Uno de los espectáculos más asombrosos del adelanto electoral de abril, que parece condenado a reproducir exactamente lo que en diciembre ocurrió en Andalucía, es la facilidad con la que muchos políticos –y sus asesores galácticos– se engañan a sí mismos. Sánchez I, el breve, va diciendo que la famosa foto de la plaza de Colón –tres derechas, una sola España– es el mejor argumento para imponerse sin problemas en las próximas generales, donde este presidente parlamentario, que nunca ha sido votado directamente por los ciudadanos, y que hasta ayer mismo aspiraba a permanecer en la Moncloa hasta 2020, se juega el ser (algo) y no ser (nada). El mensaje es nítido: “O nosotros o los reaccionarios de las tres derechas”.

Hay también quien confía en una movilización masiva de ciudadanos progresistas que signifique para los socialistas un renacer político que entierre, de una vez, la era de los antiguos patriarcas de Suresnes. Que Dios les conserve su sentido del delirio. Se equivocan de extremo a extremo. La España progresista, desde que empezó esta crisis que ha sobrepasado ya la década, sencillamente no progresa. Retrocede. Las derechas han dejado de dar miedo porque el pánico al porvenir es infinitamente superior. Y, frente a lo que sostienen algunos ilustres colegas de Madrid, cuyas fuentes parecen ser los argumentarios de quienes les pagan o les buscan acomodo en las tertulias, el movimiento telúrico que conduce la política española ya no es positivo y previsible, sino quebrado y fruto del hartazgo.

En abril tenemos pues más opciones de volver a vivir cómo la ciudadanía da un patadón al tablero político que de ver una revuelta social de los españoles de izquierdas, decepcionados no tanto por el ascenso de las derechas, sino por el injustificable abandono de los suyos. Desde Madrid oímos los cuentos de siempre, pero lo que sucedió en Andalucía a finales de 2018 es el augurio de lo que va a pasar en España esta primavera si Vox, como ocurrió en el Sur, logra porcentajes de voto cercanos al 10% en muchas circunscripciones.

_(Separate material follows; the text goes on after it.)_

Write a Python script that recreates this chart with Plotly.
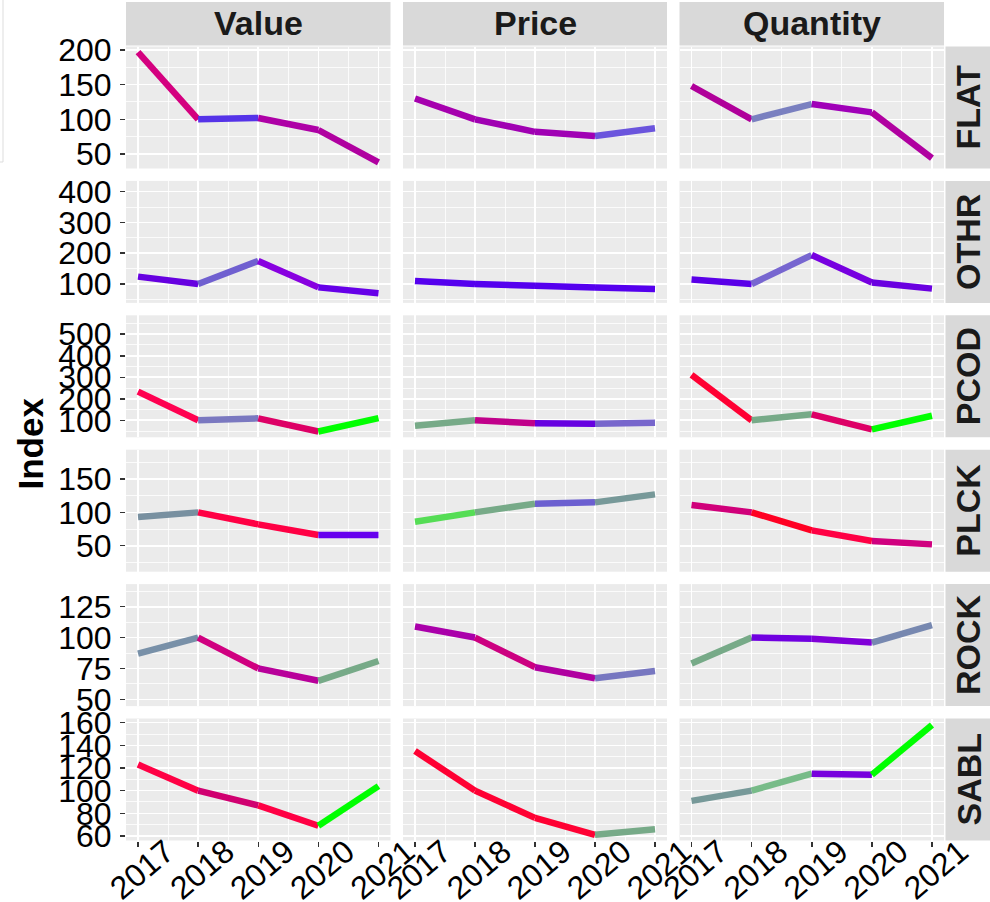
import plotly.graph_objects as go
from plotly.subplots import make_subplots

# ---------------- data ----------------
years = [2017, 2018, 2019, 2020, 2021]
species = ["FLAT", "OTHR", "PCOD", "PLCK", "ROCK", "SABL"]
metrics = ["Value", "Price", "Quantity"]

flat_value = [197, 100, 102, 84.6, 38]
flat_price = [130, 100, 82, 76, 87]
flat_quantity = [148, 100, 122, 110, 44]

othr_value = [124, 100, 175, 89, 70]
othr_price = [110, 100, 94, 89, 84]
othr_quantity = [115, 100, 194, 105, 85]

pcod_value = [233, 100, 109, 48, 110]
pcod_price = [75, 100, 86, 84, 89]
pcod_quantity = [311, 100, 128, 58, 121]

plck_value = [93, 100, 82, 66, 66]
plck_price = [86, 100, 113, 115, 127]
plck_quantity = [111, 100, 73, 57, 52]

rock_value = [87, 100, 75, 65, 81]
rock_price = [109, 100, 76, 67, 73]
rock_quantity = [79, 100, 99, 96, 110]

sabl_value = [123, 100, 87, 69, 104]
sabl_price = [135, 100, 76, 61, 66]
sabl_quantity = [91, 100, 115, 114, 158]

flat_ticks = [50, 100, 150, 200]
othr_ticks = [100, 200, 300, 400]
pcod_ticks = [100, 200, 300, 400, 500]
plck_ticks = [50, 100, 150]
rock_ticks = [50, 75, 100, 125]
sabl_ticks = [60, 80, 100, 120, 140, 160]

series = {
    "FLAT": [flat_value, flat_price, flat_quantity],
    "OTHR": [othr_value, othr_price, othr_quantity],
    "PCOD": [pcod_value, pcod_price, pcod_quantity],
    "PLCK": [plck_value, plck_price, plck_quantity],
    "ROCK": [rock_value, rock_price, rock_quantity],
    "SABL": [sabl_value, sabl_price, sabl_quantity],
}
row_ticks = {
    "FLAT": flat_ticks, "OTHR": othr_ticks, "PCOD": pcod_ticks,
    "PLCK": plck_ticks, "ROCK": rock_ticks, "SABL": sabl_ticks,
}

# ---------------- styles ----------------
segment_colors = {
    "FLAT": [["#D4007F", "#5533E8", "#AE00A6", "#B000A0"],
             ["#A600AE", "#A000B2", "#A000B4", "#6B55DD"],
             ["#B0009A", "#7A80C0", "#A000B8", "#B000A0"]],
    "OTHR": [["#6600E0", "#7060D0", "#8800E0", "#6600E8"],
             ["#5500EE", "#5500EE", "#5500EE", "#5500EE"],
             ["#5A00E8", "#7766D0", "#7700E0", "#6A00E0"]],
    "PCOD": [["#FF0050", "#7A78C0", "#DD0066", "#00FF00"],
             ["#77AA88", "#C0008A", "#6600E0", "#7766CC"],
             ["#FF0033", "#77AA88", "#DD0066", "#00FF00"]],
    "PLCK": [["#7890A0", "#FF0044", "#FF0044", "#6600EE"],
             ["#55DD55", "#77AA88", "#6B5FD0", "#779999"],
             ["#D0007A", "#FF0022", "#FF0044", "#D0007F"]],
    "ROCK": [["#7890A8", "#D00080", "#B8009A", "#77AA88"],
             ["#AA00AA", "#CC0080", "#B000A0", "#7777C0"],
             ["#77AA88", "#7000E0", "#8000D8", "#7788B0"]],
    "SABL": [["#FF0044", "#D00070", "#FF0044", "#00FF00"],
             ["#FF0033", "#FF0033", "#FF0033", "#77AA88"],
             ["#779999", "#77BB88", "#7700DD", "#00FF00"]],
}
y_ranges = {
    "FLAT": [29.1, 205], "OTHR": [38.6, 435], "PCOD": [21, 588],
    "PLCK": [11, 194], "ROCK": [44.5, 143.3], "SABL": [56, 163.7],
}

W, H = 990, 902
col_px = [(126, 390.5), (403, 667), (679.5, 944)]
row_top0, row_step, row_h = 46.5, 134.4, 122.0

FONT = "Liberation Sans, Arial, sans-serif"
BG = "#EBEBEB"
STRIP = "#D9D9D9"
TICK_SIZE = 32
STRIP_SIZE = 34

fig = make_subplots(rows=6, cols=3)

for r, sp in enumerate(species):
    for c, m in enumerate(metrics):
        vals = series[sp][c]
        cols = segment_colors[sp][c]
        for i in range(len(years) - 1):
            fig.add_trace(
                go.Scatter(x=years[i:i + 2], y=vals[i:i + 2], mode="lines",
                           line=dict(color=cols[i], width=6.5),
                           showlegend=False, hoverinfo="skip"),
                row=r + 1, col=c + 1)

x_minor = [years[0] - 0.5] + [y + 0.5 for y in years]

for r, sp in enumerate(species):
    top = row_top0 + r * row_step
    bot = top + row_h
    ticks = row_ticks[sp]
    step = ticks[1] - ticks[0]
    y_minor = [ticks[0] - step / 2] + [t + step / 2 for t in ticks]
    for c in range(3):
        idx = r * 3 + c + 1
        xa = "xaxis" if idx == 1 else f"xaxis{idx}"
        ya = "yaxis" if idx == 1 else f"yaxis{idx}"
        fig.layout[xa].update(
            domain=[col_px[c][0] / W, col_px[c][1] / W],
            range=[2016.8, 2021.2], tickmode="array", tickvals=years,
            ticktext=[str(y) for y in years],
            showticklabels=(r == 5), ticks="outside" if r == 5 else "",
            ticklen=5, tickwidth=1.5, tickcolor="#333333",
            tickangle=-40, ticklabelshift=28, ticklabelstandoff=-26,
            tickfont=dict(family=FONT, size=TICK_SIZE, color="black"),
            showgrid=True, gridcolor="white", gridwidth=1.6,
            minor=dict(tickmode="array", tickvals=x_minor, showgrid=True,
                       gridcolor="white", gridwidth=0.8, ticks=""),
            zeroline=False, showline=False, automargin=False, fixedrange=True)
        fig.layout[ya].update(
            domain=[1 - bot / H, 1 - top / H],
            range=y_ranges[sp], tickmode="array", tickvals=ticks,
            showticklabels=(c == 0), ticks="outside" if c == 0 else "",
            ticklen=5, tickwidth=1.5, tickcolor="#333333",
            ticklabelstandoff=2,
            tickfont=dict(family=FONT, size=TICK_SIZE, color="black"),
            showgrid=True, gridcolor="white", gridwidth=1.6,
            minor=dict(tickmode="array", tickvals=y_minor, showgrid=True,
                       gridcolor="white", gridwidth=0.8, ticks=""),
            zeroline=False, showline=False, automargin=False, fixedrange=True)

shapes = []
annotations = []
# top strips
for c, m in enumerate(metrics):
    x0, x1 = col_px[c]
    shapes.append(dict(type="rect", xref="paper", yref="paper",
                       x0=x0 / W, x1=x1 / W, y0=1 - 45.5 / H, y1=1 - 2 / H,
                       fillcolor=STRIP, line=dict(width=0), layer="below"))
    annotations.append(dict(xref="paper", yref="paper", x=(x0 + x1) / 2 / W,
                            y=1 - 23.5 / H, text=m, showarrow=False,
                            xanchor="center", yanchor="middle",
                            font=dict(family=FONT, size=STRIP_SIZE,
                                      color="#1A1A1A", weight="bold")))
# right strips
for r, sp in enumerate(species):
    top = row_top0 + r * row_step
    bot = top + row_h
    shapes.append(dict(type="rect", xref="paper", yref="paper",
                       x0=945.5 / W, x1=1.02, y0=1 - bot / H, y1=1 - top / H,
                       fillcolor=STRIP, line=dict(width=0), layer="below"))
    annotations.append(dict(xref="paper", yref="paper", x=968 / W,
                            y=1 - (top + bot) / 2 / H, text=sp, showarrow=False,
                            textangle=-90, xanchor="center", yanchor="middle",
                            font=dict(family=FONT, size=STRIP_SIZE,
                                      color="#1A1A1A", weight="bold")))
# y-axis title
annotations.append(dict(xref="paper", yref="paper", x=30 / W,
                        y=1 - 443.5 / H, text="Index", showarrow=False,
                        textangle=-90, xanchor="center", yanchor="middle",
                        font=dict(family=FONT, size=35, color="black",
                                  weight="bold")))
# clipped legend frame at left edge
shapes.append(dict(type="rect", xref="paper", yref="paper",
                   x0=-20 / W, x1=3 / W, y0=1 - 162 / H, y1=1.05,
                   line=dict(color="#DDDDDD", width=1), fillcolor="rgba(0,0,0,0)"))

fig.update_layout(
    width=W, height=H, autosize=False,
    margin=dict(l=0, r=0, t=0, b=0),
    paper_bgcolor="white", plot_bgcolor=BG,
    template="none", showlegend=False,
    shapes=shapes, annotations=annotations,
    font=dict(family=FONT),
)

fig.write_html("out.html",
               config={"displayModeBar": False, "staticPlot": True},
               post_script="document.body.style.margin='0';"
                           "document.body.style.overflow='hidden';")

Los ultramontanos pueden llegar, si los astros les son propicios, a superar al PP.

Las apelaciones al voto útil de los socialistas se antojan más utópicas que realistas. La coyuntura política está marcada por la incierta fragmentación y la desconfianza ecuménica. Susana Díaz se hundió por sus indudables méritos –no fue, en absoluto, por Cataluña– y porque los votos que perdió se esfumaron. Ninguno benefició a la alternativa de izquierdas que formaban Podemos e IU. Los socialistas fueron los más votados pero no pudieron conservar San Telmo. No tenían ni números, ni socios. El escenario al que se enfrenta Sánchez es parecido. Las encuestas le dan una ventaja virtual de partida, pero amenazada por el tridente conservador. ¿Con quién va a sumar Sánchez? Con Podemos y los nacionalistas, salvo que Cs (lo cual no parece probable) cambie de posición.

De los primeros lo que cabe esperar es su hundimiento tras el viraje ideológico hacía adentro al que Iglesias ha conducido al partido. De los segundos, quizás los más felices con el adelanto electoral, podríamos augurar que mantendrán sus posiciones. Para ellos una victoria de PP-Cs-Vox, con otra suspensión de la autonomía, daría verosimilitud a la caricatura de España que pregonan en el exterior. Y justificaría su propaganda victimista. Sánchez insiste en que su objetivo es ocupar el centro que Cs ha dejado vacío. Lo llamativo es que para hacerlo sus únicos apoyos proceden de partidos extremistas en lo ideológico o en lo territorial. Nadie repara en lo evidente: en una España polarizada el centro político no existe porque todo el mundo se refugia en uno de los dos extremos. Sánchez puede estar caminando hacia el vacío.